PROBLEM REQUIREMENTS: Omit all pictures, then retype the data exactly as given.
━━━ DATA SEGMENT
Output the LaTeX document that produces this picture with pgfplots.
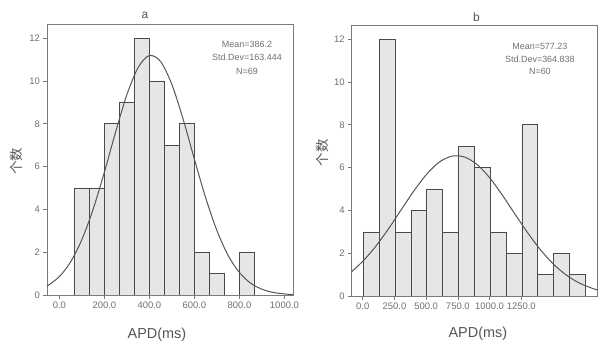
\documentclass[border=0pt]{standalone}
\usepackage{pgfplots}
\pgfplotsset{compat=1.18}
\usepackage{fontspec}
\setmainfont{Liberation Sans}
\newfontfamily\cjk{Noto Sans CJK SC}
\definecolor{axgray}{HTML}{7A7A7A}
\definecolor{txtgray}{HTML}{555555}
\definecolor{tickgray}{HTML}{707070}
\definecolor{barfill}{HTML}{E6E6E6}
\definecolor{baredge}{HTML}{4A4A4A}
\definecolor{curvec}{HTML}{555555}

\tikzset{stat/.style={font=\fontsize{9}{10}\selectfont, text=tickgray, anchor=center}}
\pgfplotsset{
 histo/.style={
  scale only axis, width=246bp, height=271bp,
  ymin=0, ymax=12.66, ytick={0,2,...,12},
  tick pos=left, tick align=outside, major tick length=3.5bp,
  axis line style={axgray, line width=0.7pt},
  tick style={axgray, line width=0.6pt},
  ticklabel style={font=\fontsize{9.5}{11}\selectfont, text=tickgray},
  /pgf/number format/assume math mode=true,
  xticklabel style={/pgf/number format/.cd, fixed, fixed zerofill, precision=1, 1000 sep={}},
  scaled x ticks=false,
  every axis title shift=0pt,
  xlabel style={anchor=center, font=\fontsize{14.5}{16}\selectfont, text=txtgray},
  ylabel style={anchor=center, font=\fontsize{13.5}{15}\selectfont\cjk, text=txtgray},
  title style={anchor=center, font=\fontsize{12}{14}\selectfont, text=txtgray},
 }
}

\begin{document}
\begin{tikzpicture}
\path[use as bounding box] (0bp,0bp) rectangle (598bp,344bp);

% ---------------- panel a ----------------
\begin{axis}[histo, at={(47bp,49bp)}, anchor=south west,
  xmin=-55, xmax=1038, xtick={0,200,...,1000},
  title={a}, title style={at={(rel axis cs:0.398,1.033)}},
  xlabel={APD(ms)}, xlabel style={at={(rel axis cs:0.447,-0.145)}},
  ylabel={个数}, ylabel style={at={(rel axis cs:-0.125,0.494)}}]
\addplot[ybar interval, fill=barfill, draw=baredge, line width=0.55pt] coordinates {
 (65.3,5) (132,5) (198.7,8) (265.3,9) (332,12) (398.7,10) (465.3,7)
 (532,8) (598.7,2) (665.3,1) (732,0) (798.7,2) (865.3,2)};
\addplot[smooth, curvec, line width=1pt] coordinates {
 (-55,0.41) (0,0.86) (50,1.55) (100,2.59) (150,4.01) (200,5.74) (250,7.62)
 (300,9.36) (350,10.63) (400,11.19) (450,10.90) (500,9.83) (550,8.21)
 (600,6.34) (650,4.54) (700,3.01) (750,1.84) (800,1.05) (850,0.55)
 (900,0.27) (950,0.12) (1000,0.05) (1038,0.02)};
\node[stat] at (rel axis cs:0.813,0.926) {Mean=386.2};
\node[stat] at (rel axis cs:0.813,0.877) {Std.Dev=163.444};
\node[stat] at (rel axis cs:0.813,0.826) {N=69};
\end{axis}

% ---------------- panel b ----------------
\begin{axis}[histo, at={(351.7bp,48bp)}, anchor=south west,
  xmin=-87, xmax=1853, xtick={0,250,...,1250},
  title={b}, title style={at={(rel axis cs:0.507,1.03)}},
  xlabel={APD(ms)}, xlabel style={at={(rel axis cs:0.513,-0.14)}},
  ylabel={个数}, ylabel style={at={(rel axis cs:-0.119,0.528)}}]
\addplot[ybar interval, fill=barfill, draw=baredge, line width=0.55pt] coordinates {
 (5,3) (130,12) (255,3) (380,4) (505,5) (630,3) (755,7) (880,6)
 (1005,3) (1130,2) (1255,8) (1380,1) (1505,2) (1630,1) (1755,1)};
\addplot[smooth, curvec, line width=1pt] coordinates {
 (-87,1.14) (0,1.62) (100,2.30) (200,3.11) (300,4.00) (400,4.88) (500,5.66)
 (600,6.24) (700,6.53) (800,6.50) (900,6.15) (1000,5.53) (1100,4.72)
 (1200,3.83) (1300,2.96) (1400,2.17) (1500,1.51) (1600,1.00) (1700,0.63)
 (1800,0.38) (1853,0.28)};
\node[stat] at (rel axis cs:0.765,0.920) {Mean=577.23};
\node[stat] at (rel axis cs:0.765,0.875) {Std.Dev=364.838};
\node[stat] at (rel axis cs:0.765,0.829) {N=60};
\end{axis}
\end{tikzpicture}
\end{document}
━━━━━━
RESPONSE TO THIS TASK:
Output the LaTeX document that produces this picture with pgfplots.
\documentclass[border=0pt]{standalone}
\usepackage{pgfplots}
\pgfplotsset{compat=1.18}
\usepackage{fontspec}
\setmainfont{Liberation Sans}
\newfontfamily\cjk{Noto Sans CJK SC}
\definecolor{axgray}{HTML}{7A7A7A}
\definecolor{txtgray}{HTML}{555555}
\definecolor{tickgray}{HTML}{707070}
\definecolor{barfill}{HTML}{E6E6E6}
\definecolor{baredge}{HTML}{4A4A4A}
\definecolor{curvec}{HTML}{555555}

\tikzset{stat/.style={font=\fontsize{9}{10}\selectfont, text=tickgray, anchor=center}}
\pgfplotsset{
 histo/.style={
  scale only axis, width=246bp, height=271bp,
  ymin=0, ymax=12.66, ytick={0,2,...,12},
  tick pos=left, tick align=outside, major tick length=3.5bp,
  axis line style={axgray, line width=0.7pt},
  tick style={axgray, line width=0.6pt},
  ticklabel style={font=\fontsize{9.5}{11}\selectfont, text=tickgray},
  /pgf/number format/assume math mode=true,
  xticklabel style={/pgf/number format/.cd, fixed, fixed zerofill, precision=1, 1000 sep={}},
  scaled x ticks=false,
  every axis title shift=0pt,
  xlabel style={anchor=center, font=\fontsize{14.5}{16}\selectfont, text=txtgray},
  ylabel style={anchor=center, font=\fontsize{13.5}{15}\selectfont\cjk, text=txtgray},
  title style={anchor=center, font=\fontsize{12}{14}\selectfont, text=txtgray},
 }
}

\begin{document}
\begin{tikzpicture}
\path[use as bounding box] (0bp,0bp) rectangle (598bp,344bp);

% ---------------- panel a ----------------
\begin{axis}[histo, at={(47bp,49bp)}, anchor=south west,
  xmin=-55, xmax=1038, xtick={0,200,...,1000},
  title={a}, title style={at={(rel axis cs:0.398,1.033)}},
  xlabel={APD(ms)}, xlabel style={at={(rel axis cs:0.447,-0.145)}},
  ylabel={个数}, ylabel style={at={(rel axis cs:-0.125,0.494)}}]
\addplot[ybar interval, fill=barfill, draw=baredge, line width=0.55pt] coordinates {
 (65.3,5) (132,5) (198.7,8) (265.3,9) (332,12) (398.7,10) (465.3,7)
 (532,8) (598.7,2) (665.3,1) (732,0) (798.7,2) (865.3,2)};
\addplot[smooth, curvec, line width=1pt] coordinates {
 (-55,0.41) (0,0.86) (50,1.55) (100,2.59) (150,4.01) (200,5.74) (250,7.62)
 (300,9.36) (350,10.63) (400,11.19) (450,10.90) (500,9.83) (550,8.21)
 (600,6.34) (650,4.54) (700,3.01) (750,1.84) (800,1.05) (850,0.55)
 (900,0.27) (950,0.12) (1000,0.05) (1038,0.02)};
\node[stat] at (rel axis cs:0.813,0.926) {Mean=386.2};
\node[stat] at (rel axis cs:0.813,0.877) {Std.Dev=163.444};
\node[stat] at (rel axis cs:0.813,0.826) {N=69};
\end{axis}

% ---------------- panel b ----------------
\begin{axis}[histo, at={(351.7bp,48bp)}, anchor=south west,
  xmin=-87, xmax=1853, xtick={0,250,...,1250},
  title={b}, title style={at={(rel axis cs:0.507,1.03)}},
  xlabel={APD(ms)}, xlabel style={at={(rel axis cs:0.513,-0.14)}},
  ylabel={个数}, ylabel style={at={(rel axis cs:-0.119,0.528)}}]
\addplot[ybar interval, fill=barfill, draw=baredge, line width=0.55pt] coordinates {
 (5,3) (130,12) (255,3) (380,4) (505,5) (630,3) (755,7) (880,6)
 (1005,3) (1130,2) (1255,8) (1380,1) (1505,2) (1630,1) (1755,1)};
\addplot[smooth, curvec, line width=1pt] coordinates {
 (-87,1.14) (0,1.62) (100,2.30) (200,3.11) (300,4.00) (400,4.88) (500,5.66)
 (600,6.24) (700,6.53) (800,6.50) (900,6.15) (1000,5.53) (1100,4.72)
 (1200,3.83) (1300,2.96) (1400,2.17) (1500,1.51) (1600,1.00) (1700,0.63)
 (1800,0.38) (1853,0.28)};
\node[stat] at (rel axis cs:0.765,0.920) {Mean=577.23};
\node[stat] at (rel axis cs:0.765,0.875) {Std.Dev=364.838};
\node[stat] at (rel axis cs:0.765,0.829) {N=60};
\end{axis}
\end{tikzpicture}
\end{document}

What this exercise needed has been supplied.